Senator Pushes for Rethinking of Arts and Culture Cuts in FY 2007 Budget

TRENTON – Senator Sharpe James, D-Essex and Union, the Vice Chair of the Senate Budget and Appropriations Committee, issued the following statement regarding the Committee’s hearing today on the FY2007 Department of State budget, and funding for arts and cultural programs in New Jersey:

“During the Great Depression, the lights did not dim on Broadway. At our nation’s darkest fiscal moments, the luminaries of the time realized that without art, without cultural achievement, we have nothing to give subsequent generations of Americans.

“When we look at the FY 2007 Budget, we need to keep in mind the same priorities which helped guide us through a national budget crisis with our cultural sense intact.

“In a State budget in excess of $30 billion, there has to be room for the arts and culture in New Jersey. We need to rethink the most drastic cuts which will have a major impact on New Jersey and its cultural offerings.

“When we go to the same well, tough budget year after tough budget year, and tell arts and cultural programs that they have to do more with less, pretty soon, the message turns into, ‘Close up shop, New Jersey can’t afford you.’

“However, I think we cannot afford not to have a sense of cultural and artistic identity that is unique to New Jersey. Persistent and drastic cuts to arts funding are equivalent to cutting out the heart of the Garden State, and that is simply unacceptable.

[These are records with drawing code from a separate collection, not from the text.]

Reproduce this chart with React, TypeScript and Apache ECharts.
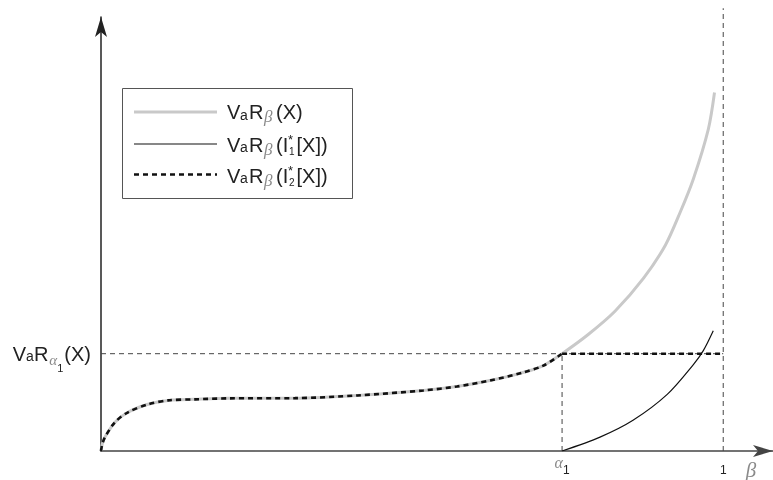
import React, { useEffect, useRef } from "react";
import * as echarts from "echarts";

// beta values (x) and VaR values (y)
const betaLow = [0, 0.002, 0.0064, 0.0225, 0.0434, 0.0756, 0.1077, 0.151, 0.204, 0.312, 0.412, 0.518, 0.572, 0.625, 0.678, 0.711, 0.741];
const varLow = [0, 0.07, 0.143, 0.296, 0.398, 0.48, 0.52, 0.531, 0.541, 0.543, 0.571, 0.622, 0.663, 0.724, 0.806, 0.878, 1.0];
const betaHigh = [0.783, 0.826, 0.872, 0.907, 0.931, 0.952, 0.976, 0.986];
const varHigh = [1.197, 1.436, 1.776, 2.115, 2.456, 2.796, 3.306, 3.684];
const betaI1 = [0.741, 0.802, 0.855, 0.91, 0.952, 0.968, 0.984];
const varI1 = [0, 0.143, 0.316, 0.582, 0.888, 1.031, 1.235];

const alpha1 = 0.741;
const level = 1;
const betaEnd = 1;
const xTicks = [alpha1, betaEnd];
const yTicks = [level];
const xMax = 1.08;
const yMax = 4.46;
const topLine = 4.55;

const zip = (a: number[], b: number[]) => a.map((v, i) => [v, b[i]]);

const FONT = "Liberation Sans";
const GREEK = "Liberation Serif";
const GREY_TEXT = "#8a8a8a";

const greyStyle = { color: "#c9c9c9", width: 3 };
const solidStyle = { color: "#111", width: 1.2 };
const dashStyle = { color: "#111", width: 2.6, type: [5, 4] as number[] };
const thinDash = { color: "#444", width: 1, type: [5, 4] as number[] };

function legendRow(yc: number, sub: string | null): any[] {
  const t = (x: number, dy: number, text: string, size: number, extra: any = {}) => ({
    type: "text",
    x,
    y: yc + dy,
    z: 100,
    style: {
      text,
      fontSize: size,
      fontFamily: FONT,
      fill: "#222",
      verticalAlign: "middle",
      align: "left",
      ...extra,
    },
  });
  const out = [
    t(227, 0, "V", 20),
    t(240, 2.5, "a", 14),
    t(249, 0, "R", 20),
    t(264, 4.5, "β", 17, { fontFamily: GREEK, fontStyle: "italic", fill: GREY_TEXT }),
  ];
  if (sub === null) {
    out.push(t(276, 0, "(X)", 20));
  } else {
    out.push(t(276, 0, "(I", 20));
    out.push(t(288, -5, "*", 13));
    out.push(t(289, 6.5, sub, 10));
    out.push(t(296.5, 0, "[X])", 20));
  }
  return out;
}

export default function App() {
  const ref = useRef<HTMLDivElement>(null);
  useEffect(() => {
    const chart = echarts.init(ref.current!, null, { renderer: "svg" });
    const lineBase = { type: "line", symbol: "none", silent: true, animation: false };
    const option: any = {
      animation: false,
      grid: { left: 101, right: 0, top: 17, bottom: 26 },
      xAxis: {
        type: "value",
        min: 0,
        max: xMax,
        splitLine: { show: false },
        axisTick: { show: false },
        axisLine: {
          onZero: true,
          lineStyle: { color: "#444", width: 1.5 },
          symbol: ["none", "arrow"],
          symbolSize: [9, 20],
        },
        axisLabel: {
          customValues: xTicks,
          margin: 3,
          formatter: (v: number) => (v < 0.99 ? "{a|α}{s|1}" : "{n|1}"),
          rich: {
            a: { fontSize: 16, fontFamily: GREEK, fontStyle: "italic", color: GREY_TEXT, verticalAlign: "top", lineHeight: 22 },
            s: { fontSize: 12, fontFamily: FONT, color: "#222", verticalAlign: "bottom" },
            n: { fontSize: 12, fontFamily: FONT, color: "#222", verticalAlign: "bottom", lineHeight: 22 },
          },
        },
        name: "β",
        nameLocation: "end",
        nameGap: -22,
        nameTextStyle: {
          fontFamily: GREEK,
          fontStyle: "italic",
          fontSize: 21,
          color: GREY_TEXT,
          align: "center",
          verticalAlign: "top",
          padding: [8, 0, 0, 0],
        },
      },
      yAxis: {
        type: "value",
        min: 0,
        max: yMax,
        splitLine: { show: false },
        axisTick: { show: false },
        axisLine: {
          onZero: true,
          lineStyle: { color: "#222", width: 1.5 },
          symbol: ["none", "arrow"],
          symbolSize: [9, 20],
        },
        axisLabel: {
          customValues: yTicks,
          margin: 10,
          formatter: () => "{v|V}{w|a}{v|R}{g|α}{s|1}{v|(X)}",
          rich: {
            v: { fontSize: 20, fontFamily: FONT, color: "#222", verticalAlign: "top", padding: [10, 0, 10, 0] },
            w: { fontSize: 14, fontFamily: FONT, color: "#222", verticalAlign: "top", padding: [15, 0, 0, 0] },
            g: { fontSize: 15, fontFamily: GREEK, fontStyle: "italic", color: GREY_TEXT, verticalAlign: "top", padding: [19, 0, 0, 1] },
            s: { fontSize: 11, fontFamily: FONT, color: "#222", verticalAlign: "top", padding: [29, 1, 0, 0] },
          },
        },
      },
      series: [
        { ...lineBase, name: "refH", data: [[0, level], [betaEnd, level]], lineStyle: thinDash, z: 1 },
        { ...lineBase, name: "refA", data: [[alpha1, 0], [alpha1, level]], lineStyle: thinDash, z: 1 },
        { ...lineBase, name: "refOne", data: [[betaEnd, 0], [betaEnd, topLine]], lineStyle: thinDash, clip: false, z: 1 },
        {
          ...lineBase,
          name: "VaR(X)",
          data: zip(betaLow.concat(betaHigh), varLow.concat(varHigh)),
          smooth: 0.3,
          lineStyle: greyStyle,
          z: 2,
        },
        { ...lineBase, name: "VaR(I1)", data: zip(betaI1, varI1), smooth: 0.3, lineStyle: solidStyle, z: 3 },
        { ...lineBase, name: "VaR(I2)", data: zip(betaLow, varLow), smooth: 0.3, lineStyle: dashStyle, z: 4 },
        { ...lineBase, name: "VaR(I2) flat", data: [[alpha1, level], [betaEnd, level]], lineStyle: dashStyle, z: 4 },
      ],
      graphic: [
        {
          type: "rect",
          shape: { x: 122.5, y: 88.5, width: 230, height: 110 },
          style: { fill: "#fff", stroke: "#555", lineWidth: 1 },
          z: 99,
        },
        { type: "line", shape: { x1: 134, y1: 112, x2: 217, y2: 112 }, style: { stroke: greyStyle.color, lineWidth: greyStyle.width }, z: 100 },
        { type: "line", shape: { x1: 134, y1: 144, x2: 217, y2: 144 }, style: { stroke: solidStyle.color, lineWidth: solidStyle.width }, z: 100 },
        { type: "line", shape: { x1: 134, y1: 174.5, x2: 217, y2: 174.5 }, style: { stroke: dashStyle.color, lineWidth: dashStyle.width, lineDash: dashStyle.type }, z: 100 },
        ...legendRow(112, null),
        ...legendRow(144.5, "1"),
        ...legendRow(175.5, "2"),
      ],
    };
    chart.setOption(option);
    return () => chart.dispose();
  }, []);
  return <div ref={ref} style={{ position: "fixed", left: 0, top: 0, width: 773, height: 480 }} />;
}
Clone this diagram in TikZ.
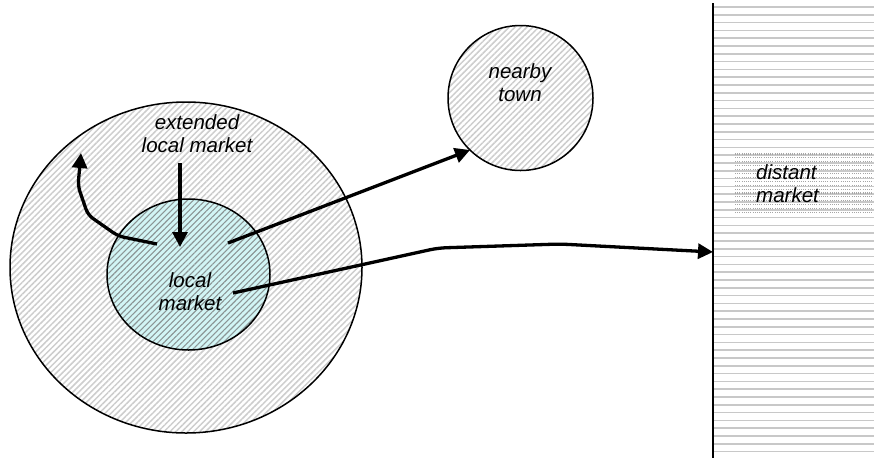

“In the City of Newark, arts programs offer a rare opportunity for children to pull themselves up from poverty and into the spotlight, to transcend the limitations of their economic stature and shine with the brightness of a star.

“As we negotiate Governor Corzine’s Fiscal Year 2007 Budget, we need to take a serious look at every option before we accept drastic cuts in State assistance to arts and cultural programs. The loss of arts programs is not borne by those adults who were raised to appreciate the impact culture has on our lives. But rather, we must think of those children, in Newark and elsewhere, who have not yet felt the grace of art and culture in their lives.

“We need to protect our artistic and cultural past, to ensure the humanity and sensitivity of our future.”